"The house we hope to build is not for my generation but for yours. It is your future that matters. And I hope that when you are my age, you will be able to say as I have been able to say: We lived in freedom. We lived lives that were a statement, not an apology."


Tuesday, January 27, 2009

Review: Shroud for a Nightingale

Shroud for a Nightingale P.D. James

P.D. James' typical sterling characters, plot, and finely-tuned setting are as present in this book as in her previous ones. What are especially present in Nightingale though are examples of perhaps her greatest literary talent, which is her ability to use and describe the subtle phenomena that are peppered in human existence. Take this excerpt from p. 70:

"The recently dead had their own mysterious charisma; not without reason did men talk in whispers in their presence."

On p. 143:

"This, after all, was the commonest, the most banal of personal tragedies.

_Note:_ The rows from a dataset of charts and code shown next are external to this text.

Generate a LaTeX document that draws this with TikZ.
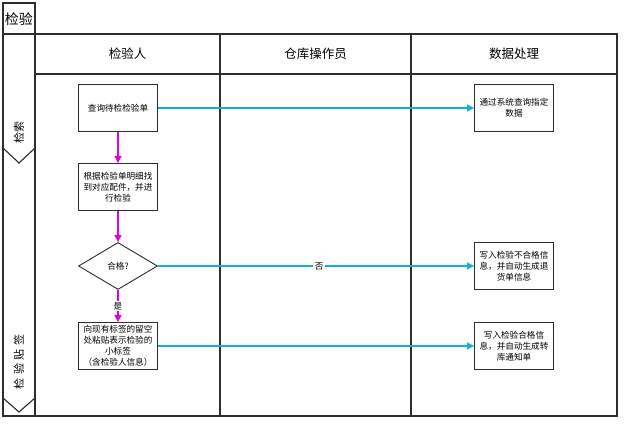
\documentclass[tikz,border=0pt]{standalone}
\usepackage{fontspec}
\setmainfont{Noto Sans CJK SC}
\usetikzlibrary{shapes, shapes.geometric, arrows.meta, positioning}
\definecolor{lanegray}{RGB}{45, 45, 45}
\definecolor{flowcyan}{RGB}{20, 175, 225}
\definecolor{flowmagenta}{RGB}{225, 0, 225}

\tikzset{
  lane/.style={draw=lanegray, line width=1.1pt},
  procbox/.style={draw=lanegray, line width=0.9pt, minimum width=79pt, minimum height=47pt, inner sep=1pt, align=center, font=\fontsize{8.6}{11}\selectfont},
  decision/.style={draw=lanegray, line width=0.9pt, diamond, minimum width=79pt, minimum height=47pt, inner sep=0pt, font=\fontsize{8.6}{10}\selectfont},
  header/.style={font=\fontsize{12.5}{14}\selectfont},
  phase/.style={rotate=90, font=\fontsize{11}{13}\selectfont},
  nextstep/.style={draw=flowmagenta, line width=1.2pt, -{Triangle[length=7pt, width=7pt]}},
  tosystem/.style={draw=flowcyan, line width=1.2pt, -{Triangle[length=7pt, width=7pt]}},
  onlabel/.style={fill=white, inner sep=1.5pt, font=\fontsize{8.6}{10}\selectfont}
}

\begin{document}
\begin{tikzpicture}[x=1pt, y=-1pt]
  \useasboundingbox[fill=white] (0,0) rectangle (640,425);

  % frame and lanes
  \draw[lane] (3,3) rectangle (35,34);
  \node[font=\fontsize{14}{16}\selectfont] (title) at (19,19) {检验};
  \draw[lane] (3,34) rectangle (617,416);
  \draw[lane] (35,34) -- (35,416);
  \draw[lane] (35,74) -- (617,74);
  \draw[lane] (220,34) -- (220,416);
  \draw[lane] (411,34) -- (411,416);
  \draw[lane] (3,148) -- (19,163) -- (35,148);
  \draw[lane] (3,398) -- (19,412) -- (35,398);

  \node[header] (inspector) at (127.5,54) {检验人};
  \node[header] (keeper) at (315.5,54) {仓库操作员};
  \node[header] (dataproc) at (514,54) {数据处理};
  \node[phase] (search) at (19,132) {检索};
  \node[phase] (labeling) at (19,362) {\addfontfeature{LetterSpace=35}检验贴签};

  % inspector lane
  \node[procbox] (ask) at (118,108) {查询待检检验单};
  \node[procbox] (check) at (118,187) {根据检验单明细找\\到对应配件，并进\\行检验};
  \node[decision] (pass) at (118,266) {合格?};
  \node[procbox] (stick) at (118,346) {向现有标签的留空\\处粘贴表示检验的\\小标签\\（含检验人信息）};

  % data lane
  \node[procbox] (query) at (514,108) {通过系统查询指定\\数据};
  \node[procbox] (writebad) at (514,266) {写入检验不合格信\\息，并自动生成退\\货单信息};
  \node[procbox] (writegood) at (514,346) {写入检验合格信\\息，并自动生成转\\库通知单};

  % flow
  \draw[nextstep] (ask) -- (check);
  \draw[nextstep] (check) -- (pass);
  \draw[nextstep] (pass) -- node[onlabel] (yes) {是} (stick);
  \draw[tosystem] (ask) -- (query);
  \draw[tosystem] (pass) -- node[onlabel, pos=0.51] (no) {否} (writebad);
  \draw[tosystem] (stick) -- (writegood);
\end{tikzpicture}
\end{document}
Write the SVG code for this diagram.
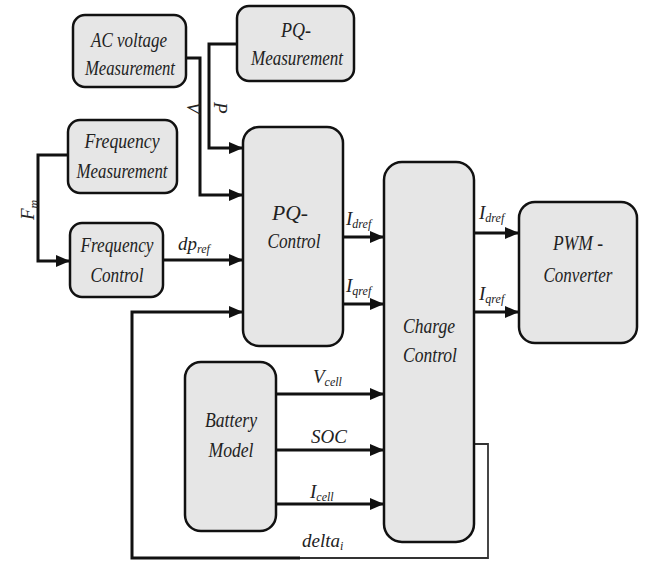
<svg xmlns="http://www.w3.org/2000/svg" width="645" height="561" viewBox="0 0 645 561">
<style>
.box{fill:#e6e6e6;stroke:#111;stroke-width:2.5}
.t{font-family:'Liberation Serif','Times New Roman','DejaVu Serif',serif;font-style:italic;font-size:21px;fill:#222;text-anchor:middle}
.l{font-family:'Liberation Serif','Times New Roman','DejaVu Serif',serif;font-style:italic;font-size:19px;fill:#222}
.s{font-size:12px}
.c{fill:none;stroke:#111;stroke-width:3}
.thin{fill:none;stroke:#333;stroke-width:1.8}
</style>
<defs>
<marker id="ah" markerWidth="14" markerHeight="12" refX="14" refY="6" orient="auto" markerUnits="userSpaceOnUse"><path d="M0,0 L14,6 L0,12 z" fill="#111"/></marker>
</defs>
<rect width="645" height="561" fill="#fff"/>
<g id="connectors">
<polyline class="c" points="186,58 200,58 200,195 243,195" marker-end="url(#ah)"/>
<polyline class="c" points="238,44 209,44 209,148 243,148" marker-end="url(#ah)"/>
<polyline class="c" points="68,155 38,155 38,261 70,261" marker-end="url(#ah)"/>
<polyline class="c" points="163,260 243,260" marker-end="url(#ah)"/>
<polyline class="c" points="343,237 384,237" marker-end="url(#ah)"/>
<polyline class="c" points="343,304 384,304" marker-end="url(#ah)"/>
<polyline class="c" points="474,233 519,233" marker-end="url(#ah)"/>
<polyline class="c" points="474,312 519,312" marker-end="url(#ah)"/>
<polyline class="c" points="276,394 384,394" marker-end="url(#ah)"/>
<polyline class="c" points="276,450 384,450" marker-end="url(#ah)"/>
<polyline class="c" points="276,504 384,504" marker-end="url(#ah)"/>
<polyline class="thin" points="474,444 488,444 488,558 300,558"/>
<polyline class="c" points="300,558 132,558 132,312 243,312" marker-end="url(#ah)"/>
<text class="l" transform="translate(187,102) rotate(90)">V</text>
<text class="l" transform="translate(214,102) rotate(90)">P</text>
<text class="l" transform="translate(34,220) rotate(-90)">F<tspan class="s" dy="4">m</tspan></text>
<text class="l" x="178" y="250">dp<tspan class="s" dy="3">ref</tspan></text>
<text class="l" x="346" y="225">I<tspan class="s" dy="3">dref</tspan></text>
<text class="l" x="346" y="292">I<tspan class="s" dy="3">qref</tspan></text>
<text class="l" x="479" y="219">I<tspan class="s" dy="3">dref</tspan></text>
<text class="l" x="479" y="300">I<tspan class="s" dy="3">qref</tspan></text>
<text class="l" x="313" y="383">V<tspan class="s" dy="3">cell</tspan></text>
<text class="l" x="311" y="443">SOC</text>
<text class="l" x="310" y="498">I<tspan class="s" dy="3">cell</tspan></text>
<text class="l" x="302" y="547">delta<tspan class="s" dy="3">i</tspan></text>
</g>
<g id="ac-voltage">
<rect class="box" x="73" y="15" width="113" height="72" rx="12"/>
<text class="t" x="129" y="47" textLength="76" lengthAdjust="spacingAndGlyphs">AC voltage</text>
<text class="t" x="130" y="75" textLength="90" lengthAdjust="spacingAndGlyphs">Measurement</text>
</g>
<g id="pq-measurement">
<rect class="box" x="237" y="6" width="117" height="75" rx="12"/>
<text class="t" x="296" y="37" textLength="30" lengthAdjust="spacingAndGlyphs">PQ-</text>
<text class="t" x="297" y="65" textLength="92" lengthAdjust="spacingAndGlyphs">Measurement</text>
</g>
<g id="frequency-measurement">
<rect class="box" x="68" y="120" width="109" height="73" rx="12"/>
<text class="t" x="122" y="148" textLength="75" lengthAdjust="spacingAndGlyphs">Frequency</text>
<text class="t" x="122" y="178" textLength="91" lengthAdjust="spacingAndGlyphs">Measurement</text>
</g>
<g id="frequency-control">
<rect class="box" x="70" y="223" width="93" height="74" rx="12"/>
<text class="t" x="117" y="252" textLength="73" lengthAdjust="spacingAndGlyphs">Frequency</text>
<text class="t" x="117" y="282" textLength="53" lengthAdjust="spacingAndGlyphs">Control</text>
</g>
<g id="pq-control">
<rect class="box" x="243" y="127" width="100" height="219" rx="16"/>
<text class="t" x="290" y="220" textLength="36" lengthAdjust="spacingAndGlyphs">PQ-</text>
<text class="t" x="294" y="248" textLength="53" lengthAdjust="spacingAndGlyphs">Control</text>
</g>
<g id="charge-control">
<rect class="box" x="384" y="162" width="90" height="380" rx="18"/>
<text class="t" x="429" y="333" textLength="52" lengthAdjust="spacingAndGlyphs">Charge</text>
<text class="t" x="430" y="362" textLength="54" lengthAdjust="spacingAndGlyphs">Control</text>
</g>
<g id="pwm-converter">
<rect class="box" x="519" y="202" width="118" height="141" rx="16"/>
<text class="t" x="578" y="250" textLength="50" lengthAdjust="spacingAndGlyphs">PWM -</text>
<text class="t" x="578" y="282" textLength="69" lengthAdjust="spacingAndGlyphs">Converter</text>
</g>
<g id="battery-model">
<rect class="box" x="185" y="362" width="91" height="169" rx="16"/>
<text class="t" x="231" y="427" textLength="52" lengthAdjust="spacingAndGlyphs">Battery</text>
<text class="t" x="231" y="457" textLength="45" lengthAdjust="spacingAndGlyphs">Model</text>
</g>
</svg>
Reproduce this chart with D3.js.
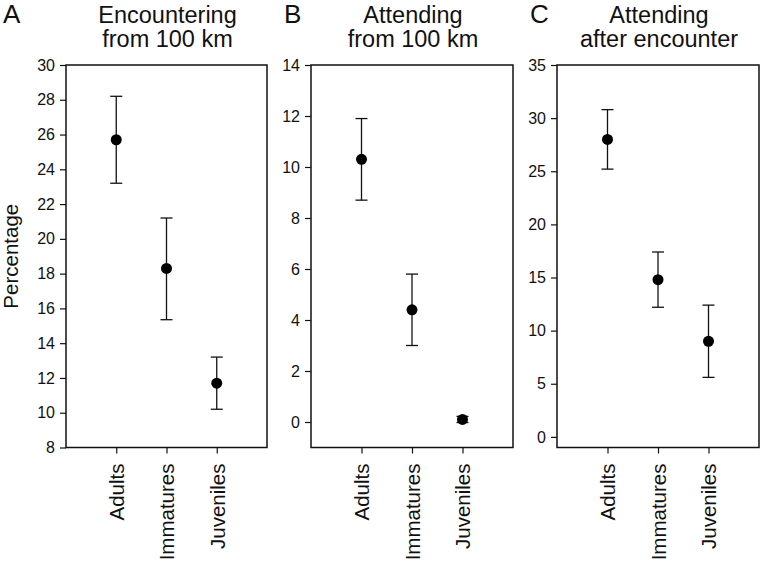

You loved someone. They didn't love you. Worse still, in defiance of their own best interests and to the destruction of your peace, they loved another. What would half the world's poets and novelists do without this universal tragicomedy?"

On p. 305:

"He was in that state of physical tiredness when the mind and body seem detached, the body, conditioned to reality, moving half consciously in the familiar physical world, while the liberated mind swings into uncontrolled orbit in which fantasy and fact show an equally ambiguous face."

No literary figure I've ever come across has done this as well as James. Whenever she drops one of these in her stories you know instantly the feeling or phenomenon she is describing. This only comes from a keen awareness of human nature and experience and it makes each one of her stories a pleasure to read, Shroud for a Nightingale included.